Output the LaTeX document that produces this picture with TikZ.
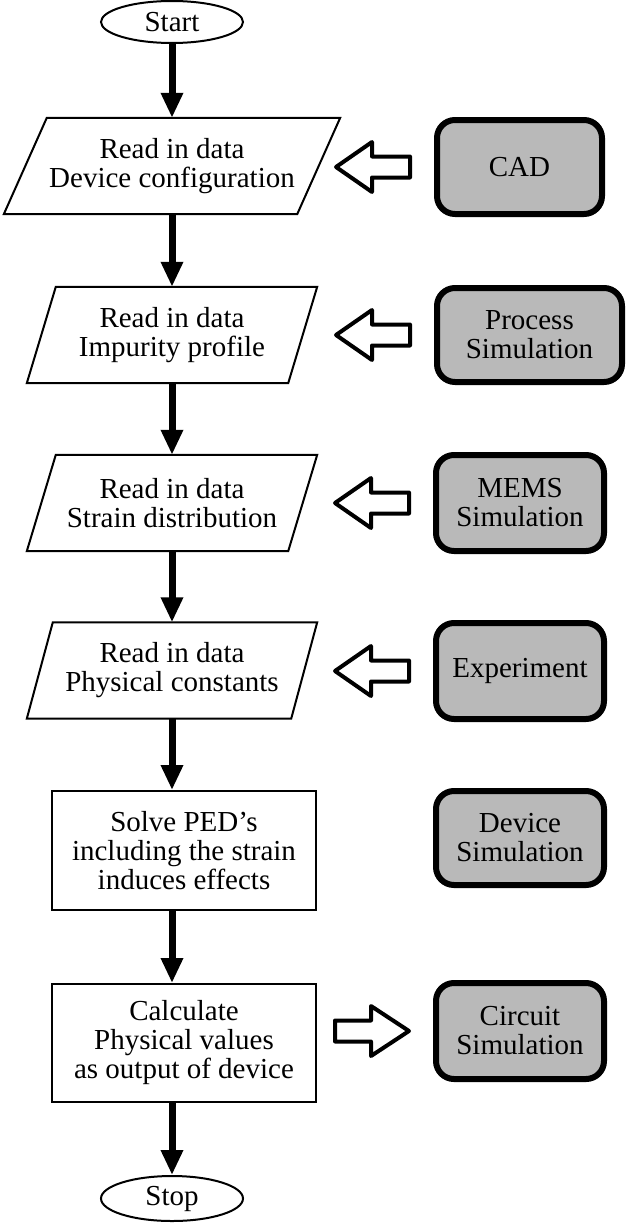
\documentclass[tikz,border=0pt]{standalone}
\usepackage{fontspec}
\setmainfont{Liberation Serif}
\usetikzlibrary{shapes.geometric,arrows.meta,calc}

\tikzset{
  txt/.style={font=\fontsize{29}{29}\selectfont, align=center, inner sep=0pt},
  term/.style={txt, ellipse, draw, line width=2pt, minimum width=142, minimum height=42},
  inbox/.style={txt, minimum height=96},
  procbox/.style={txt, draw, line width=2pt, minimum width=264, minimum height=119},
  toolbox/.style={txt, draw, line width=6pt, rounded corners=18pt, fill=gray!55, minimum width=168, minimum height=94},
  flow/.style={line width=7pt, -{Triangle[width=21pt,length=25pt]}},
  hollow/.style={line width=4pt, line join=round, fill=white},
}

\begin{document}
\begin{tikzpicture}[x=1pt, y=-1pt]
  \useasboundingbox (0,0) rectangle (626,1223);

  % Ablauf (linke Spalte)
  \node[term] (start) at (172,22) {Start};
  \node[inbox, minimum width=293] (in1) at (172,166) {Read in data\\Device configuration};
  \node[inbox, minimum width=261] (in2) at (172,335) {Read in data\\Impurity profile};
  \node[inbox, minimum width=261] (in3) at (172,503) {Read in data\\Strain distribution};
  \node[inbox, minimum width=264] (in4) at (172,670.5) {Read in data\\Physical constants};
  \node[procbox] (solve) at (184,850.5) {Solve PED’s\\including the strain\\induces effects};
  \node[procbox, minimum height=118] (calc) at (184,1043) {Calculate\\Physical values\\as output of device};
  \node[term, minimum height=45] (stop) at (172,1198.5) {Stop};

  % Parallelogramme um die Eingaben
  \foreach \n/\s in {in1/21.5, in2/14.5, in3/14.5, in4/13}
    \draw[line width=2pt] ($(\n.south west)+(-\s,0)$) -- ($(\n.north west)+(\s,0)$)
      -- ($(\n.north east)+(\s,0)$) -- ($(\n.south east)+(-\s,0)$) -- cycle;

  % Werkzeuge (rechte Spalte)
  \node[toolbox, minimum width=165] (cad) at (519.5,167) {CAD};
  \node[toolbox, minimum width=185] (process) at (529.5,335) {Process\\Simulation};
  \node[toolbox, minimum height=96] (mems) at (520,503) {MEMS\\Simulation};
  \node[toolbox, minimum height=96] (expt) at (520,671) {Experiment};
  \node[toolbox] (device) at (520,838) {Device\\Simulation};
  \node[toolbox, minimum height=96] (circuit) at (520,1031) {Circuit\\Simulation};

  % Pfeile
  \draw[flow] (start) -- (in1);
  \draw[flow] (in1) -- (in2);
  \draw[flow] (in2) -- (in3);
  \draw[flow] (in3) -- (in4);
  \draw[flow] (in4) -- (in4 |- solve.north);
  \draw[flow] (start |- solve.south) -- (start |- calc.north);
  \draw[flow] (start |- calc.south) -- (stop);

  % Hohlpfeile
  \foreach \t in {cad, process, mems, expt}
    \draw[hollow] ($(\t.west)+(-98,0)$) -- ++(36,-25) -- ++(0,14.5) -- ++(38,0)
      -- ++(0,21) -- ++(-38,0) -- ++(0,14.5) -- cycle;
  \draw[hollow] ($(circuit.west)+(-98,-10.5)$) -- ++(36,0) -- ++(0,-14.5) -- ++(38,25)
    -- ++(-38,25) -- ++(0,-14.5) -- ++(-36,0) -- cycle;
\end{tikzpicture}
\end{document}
*****
#### [Set problem]
Pictures excluded, quote all the data above exactly.

#### [The output]
Output the LaTeX document that produces this picture with TikZ.
\documentclass[tikz,border=0pt]{standalone}
\usepackage{fontspec}
\setmainfont{Liberation Serif}
\usetikzlibrary{shapes.geometric,arrows.meta,calc}

\tikzset{
  txt/.style={font=\fontsize{29}{29}\selectfont, align=center, inner sep=0pt},
  term/.style={txt, ellipse, draw, line width=2pt, minimum width=142, minimum height=42},
  inbox/.style={txt, minimum height=96},
  procbox/.style={txt, draw, line width=2pt, minimum width=264, minimum height=119},
  toolbox/.style={txt, draw, line width=6pt, rounded corners=18pt, fill=gray!55, minimum width=168, minimum height=94},
  flow/.style={line width=7pt, -{Triangle[width=21pt,length=25pt]}},
  hollow/.style={line width=4pt, line join=round, fill=white},
}

\begin{document}
\begin{tikzpicture}[x=1pt, y=-1pt]
  \useasboundingbox (0,0) rectangle (626,1223);

  % Ablauf (linke Spalte)
  \node[term] (start) at (172,22) {Start};
  \node[inbox, minimum width=293] (in1) at (172,166) {Read in data\\Device configuration};
  \node[inbox, minimum width=261] (in2) at (172,335) {Read in data\\Impurity profile};
  \node[inbox, minimum width=261] (in3) at (172,503) {Read in data\\Strain distribution};
  \node[inbox, minimum width=264] (in4) at (172,670.5) {Read in data\\Physical constants};
  \node[procbox] (solve) at (184,850.5) {Solve PED’s\\including the strain\\induces effects};
  \node[procbox, minimum height=118] (calc) at (184,1043) {Calculate\\Physical values\\as output of device};
  \node[term, minimum height=45] (stop) at (172,1198.5) {Stop};

  % Parallelogramme um die Eingaben
  \foreach \n/\s in {in1/21.5, in2/14.5, in3/14.5, in4/13}
    \draw[line width=2pt] ($(\n.south west)+(-\s,0)$) -- ($(\n.north west)+(\s,0)$)
      -- ($(\n.north east)+(\s,0)$) -- ($(\n.south east)+(-\s,0)$) -- cycle;

  % Werkzeuge (rechte Spalte)
  \node[toolbox, minimum width=165] (cad) at (519.5,167) {CAD};
  \node[toolbox, minimum width=185] (process) at (529.5,335) {Process\\Simulation};
  \node[toolbox, minimum height=96] (mems) at (520,503) {MEMS\\Simulation};
  \node[toolbox, minimum height=96] (expt) at (520,671) {Experiment};
  \node[toolbox] (device) at (520,838) {Device\\Simulation};
  \node[toolbox, minimum height=96] (circuit) at (520,1031) {Circuit\\Simulation};

  % Pfeile
  \draw[flow] (start) -- (in1);
  \draw[flow] (in1) -- (in2);
  \draw[flow] (in2) -- (in3);
  \draw[flow] (in3) -- (in4);
  \draw[flow] (in4) -- (in4 |- solve.north);
  \draw[flow] (start |- solve.south) -- (start |- calc.north);
  \draw[flow] (start |- calc.south) -- (stop);

  % Hohlpfeile
  \foreach \t in {cad, process, mems, expt}
    \draw[hollow] ($(\t.west)+(-98,0)$) -- ++(36,-25) -- ++(0,14.5) -- ++(38,0)
      -- ++(0,21) -- ++(-38,0) -- ++(0,14.5) -- cycle;
  \draw[hollow] ($(circuit.west)+(-98,-10.5)$) -- ++(36,0) -- ++(0,-14.5) -- ++(38,25)
    -- ++(-38,25) -- ++(0,-14.5) -- ++(-36,0) -- cycle;
\end{tikzpicture}
\end{document}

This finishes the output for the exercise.